The New York Theatre Workshop (NYTW) at 79 E. Fourth St. in Manhattan's East Village is a very cool place. It's where Rent was born a dozen years ago, where new and edgy work gets developed.
Next month, a piece called Liberty City joins the list of shows born at NYTW, a list that includes Tony Kushner's Homebody/Kabul, Claudia Shear's Dirty Blonde, Caryl Churchill's A Number and more. Thompson (left), an actress who grew up in Miami, coauthored the solo show with Jessica Blank, who collaborated with Erik Jensen on The Exonerated, the powerful play about former Death Row inmates. Here's how NYTW describes the play, which will be performed by Thompson and directed by Blank:
"Liberty City: a place where people of the African Diaspora have settled; where urban and island cultures rub up against each other, and the site of Miami's infamous 1980 riots. Enter April Yvette Thompson -- a child of children of the '60s, the daughter of a Bahamian and Cuban father and an African-American mother; free thinkers, youung radicals and movement people. As the hope of the '60s and '70s gave way to the disillusionment and disintegration of the '80s, April's family struggled to survive and stay together. Part history, part imagination, Liberty City is her personal story...[illuminating] the lives of one family through the context of social, cultural and political events."

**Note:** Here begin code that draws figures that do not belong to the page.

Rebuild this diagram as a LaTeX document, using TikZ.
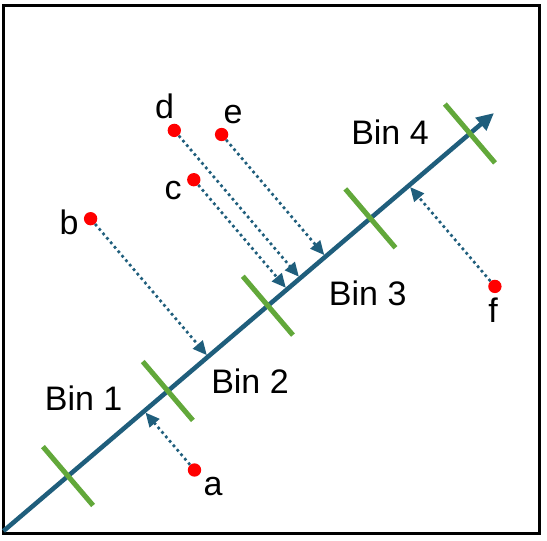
\documentclass[tikz,border=0pt]{standalone}
\usepackage{fontspec}
\setmainfont{Liberation Sans}
\usetikzlibrary{arrows.meta, positioning, calc}

\definecolor{axisblue}{RGB}{31,94,124}
\definecolor{tickgreen}{RGB}{98,168,58}

\begin{document}
\begin{tikzpicture}[x=0.75pt, y=-0.75pt,
  dot/.style={circle, fill=red, inner sep=0pt, minimum size=10pt},
  lbl/.style={anchor=base, inner sep=0pt, font=\fontsize{25.5}{30}\selectfont},
  bintick/.style={draw=tickgreen, line width=3.8pt},
  proj/.style={draw=axisblue, line width=2pt, dash pattern=on 2pt off 2.4pt,
    -{Triangle[length=10.5pt, width=9.5pt]}, shorten >=1.5pt},
]
\useasboundingbox (0,0) rectangle (547,540);
\draw[line width=2.3pt] (3.5,5.5) rectangle (539.5,533.5);

\coordinate (O) at (3.5,531);
\coordinate (T) at (494,113);
\draw[axisblue, line width=3.4pt, -{Triangle[length=13pt, width=12pt]}] (O) -- (T);

\foreach \t [count=\i] in {0.1315, 0.335, 0.539, 0.748, 0.951} {
  \coordinate (K\i) at ($(O)!\t!(T)$);
  \draw[bintick] ($(K\i)!29pt!90:(T)$) -- ($(K\i)!29pt!-90:(T)$);
}

\node[dot] (a) at (194.5,470) {};
\node[dot] (b) at (90.6,218.7) {};
\node[dot] (c) at (193.8,179.7) {};
\node[dot] (d) at (174.3,130.4) {};
\node[dot] (e) at (221.6,134.5) {};
\node[dot] (f) at (494.9,286.4) {};

\foreach \p in {a, b, c, d, e, f}
  \draw[proj] (\p) -- ($(O)!(\p)!(T)$);

\node[lbl] (la) at (213,495)   {a};
\node[lbl] (lb) at (69,234)    {b};
\node[lbl] (lc) at (173,199.4) {c};
\node[lbl] (ld) at (164.5,118) {d};
\node[lbl] (le) at (233,123.5) {e};
\node[lbl] (lf) at (493,322.6) {f};

\node[lbl] (B1) at (83.6,410.5) {Bin 1};
\node[lbl] (B2) at (250,393)    {Bin 2};
\node[lbl] (B3) at (367.7,305)  {Bin 3};
\node[lbl] (B4) at (390,144)    {Bin 4};
\end{tikzpicture}
\end{document}
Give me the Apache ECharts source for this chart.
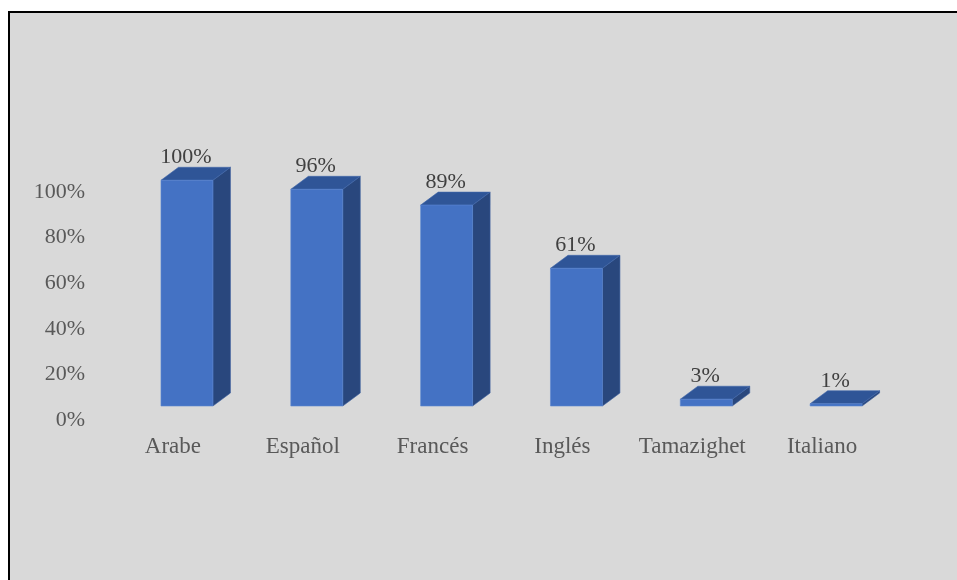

Sounds pretty provocative/engaging. And you have to wonder: Why isn't this play being done in the city where these lives were lived? The Coconut Grove Playhouse might have given it a home, but probably would have jammed it into the smaller Encore Room. The Adrienne Arsht Center for the Performing Arts (a.k.a. the rechristened Carnival Center) could have grabbed it, maybe. But shouldn't a play that is so relevant to Miami be seen in Miami? Anybody?
In the meantime, should you feel like hopping a plane to New York to catch Liberty City, here's the 411: The show begins previews Feb. 15, opens March 4 and runs through March 16. Tickets are $45, available through Telecharge. In the run-up to the show, the theater is hosting a free panel discussion at 7 p.m. Jan. 29 to explore both the conditions that led to the 1980 riots and black activism in the last half of the 20th century.
Again, you have to wonder: why not here?